Hay un elemento que es común a muchas películas, sin que éstas tengan que ser necesariamente del mismo género. Suelen ser de ciencia ficción, de fantasía o de terror, pero también puede darse en un thriller que no tenga nada sobrenatural. Me refiero a aquellos films en los que el protagonista cree en algo que es increíble. El resto del mundo se muestra escéptico y justo eso es lo que provoca el desastre. Cualquier película que contenga este elemento probablemente tendrá un gran éxito y logrará que nos identifiquemos con mucha intensidad con esa persona que sí cree en lo que otros no ven. La empatía normal que ya se produce con el protagonista o el “bueno” en casi cualquier película, aumenta mucho si se le ha colocado en esta situación.
Y lo más extraño de todo es que se produzca esa fortísima identificación a pesar de que cualquiera de nosotros, cuando dejásemos de ser espectadores de esas películas con elementos fuera de lo normal, nos colocaríamos sin dudarlo en el papel de quien no se cree nada hasta que lo ve. Por algún motivo, te unes a quien sí lo ha creído y estás deseando que los demás dejen de tomarlo por un loco o, mejor aún, que en un momento importante se den cuenta de su error y tengan que pedirle disculpas a aquel que les advirtió desde el principio. Pero que ya sea demasiado tarde.
En parte se debe, probablemente, a que el personaje es un ser que no goza de una elevada consideración en su comunidad. O bien es un niño, o un joven atolondrado, o algún tipo de pringado, un científico chiflado a quien los experimentos siempre le han salido mal. Y los que se oponen son esas autoridades a las que todos tendemos a odiar, aunque sólo sea en las películas: la policía, los alcaldes, los políticos, los profesores… en ocasiones incluso los adultos en general.
Por otra parte se podría justificar aduciendo que tenemos ganas de creer en que esos hechos sobrenaturales pueden ocurrir. El acudir a ver una película supone, muchas veces, una voluntad de sumergirse en una realidad alternativa, llena de imposibles. Si nada de lo que se ha presentado fuese verdad, el film al final nos decepcionaría.
Incluso aunque sea lógico que creamos en esta persona por el simple hecho de que, al compartir su punto de vista, poseemos la misma información que ella, resulta interesante ver lo gozosa que es la experiencia de ser uno de los pocos seres que conoce esa verdad o que está dispuesto a aceptarla. Parece que estuviésemos restregándosela por las narices a todos los escépticos.

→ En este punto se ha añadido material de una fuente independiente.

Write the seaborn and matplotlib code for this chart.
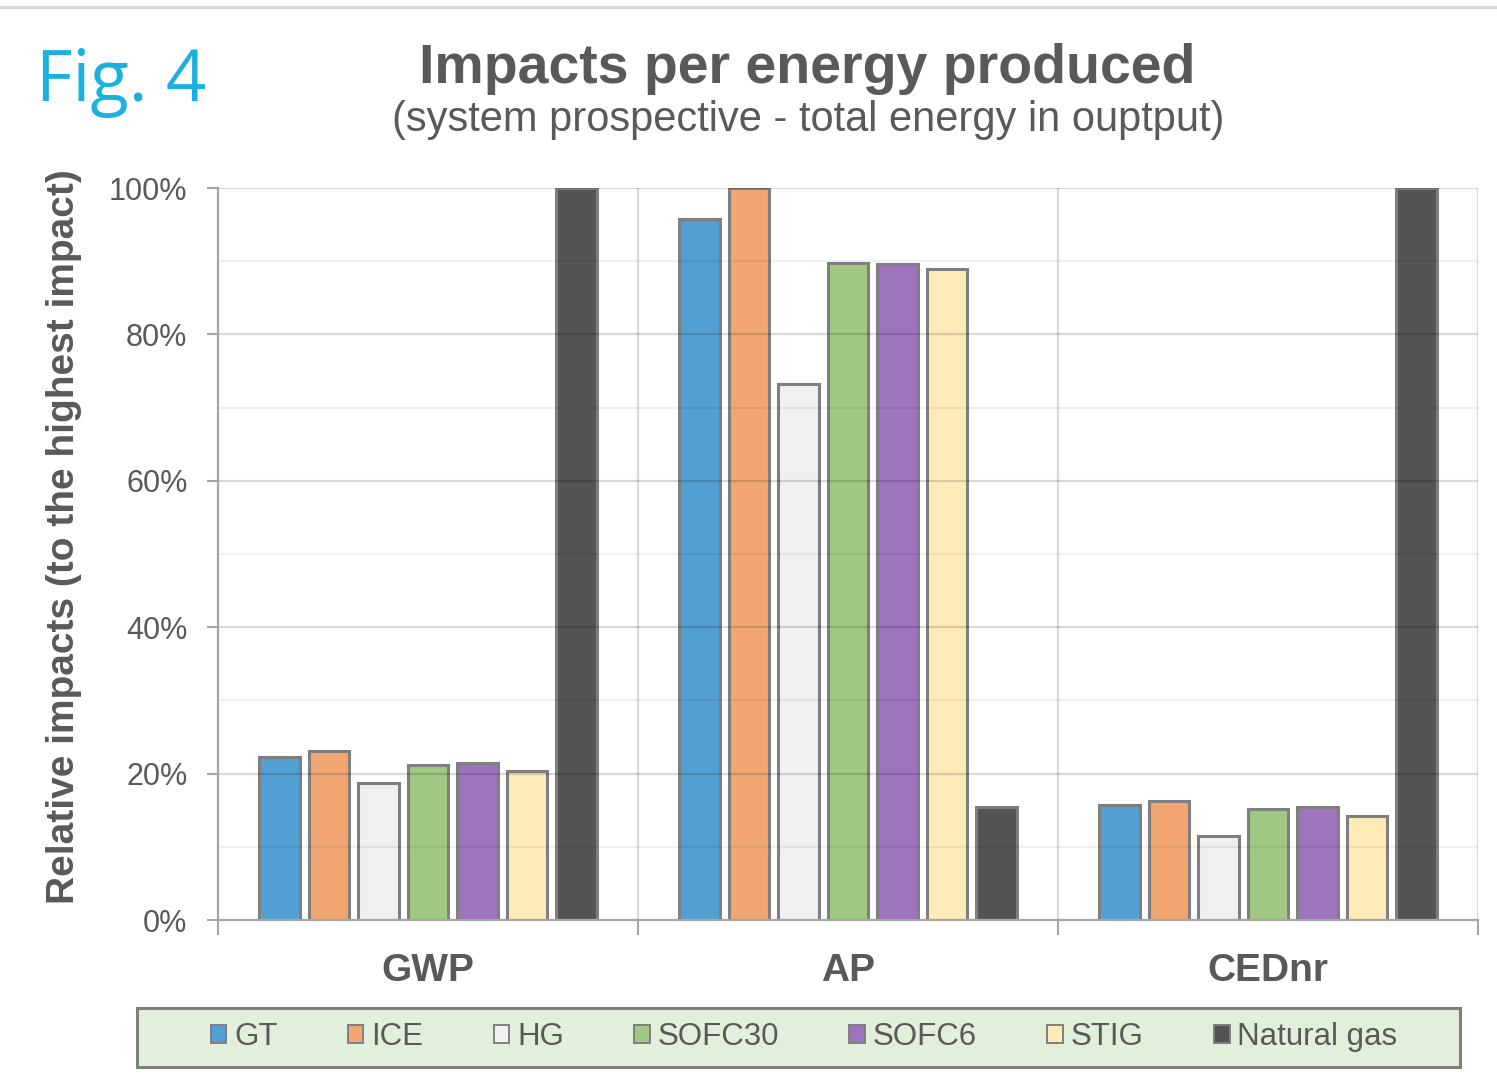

Todo esto, además, representa la base de cualquier buen guión cinematográfico o de cualquier buena obra narrativa: la existencia de un conflicto. Si quien sabe que va a ocurrir algo grave obtuviese desde el primer momento atención y ayuda de las autoridades, todo se resolvería inmediatamente y ya no habría problema. Pero si mantenemos a esa persona aislada de toda ayuda, el peligro crecerá y el conflicto irá aumentando hasta que sea mucho más difícil resolverlo o detenerlo.
Estaría ese Gordy, de ‘Los Goonies’, a quien la policía siempre ha pillado mintiendo y que, para una vez que dice la verdad, ya nadie da crédito, como si de un moderno ‘Pedro y el lobo’ se tratase. Estaría Roy Scheider en ‘Tiburón’, que dijo que cerrasen la playa y, con tal de hacer dinero, el dueño le desobedeció. Estaría, aunque por sólo unos instantes, el niño de ‘Parque Jurásico II’, cuando les dice a sus padres que hay un dinosaurio en el jardín. Los ejemplos son infinitos: ‘Jóvenes ocultos’, ‘Noche de miedo’, ‘Agárrame esos fantasmas’, ‘Con la muerte en los talones’, ‘La ventana indiscreta’… Seguro que se os ocurren más. Eliminad el hecho de que nadie cree a los protagonistas y las películas cambiarán radicalmente.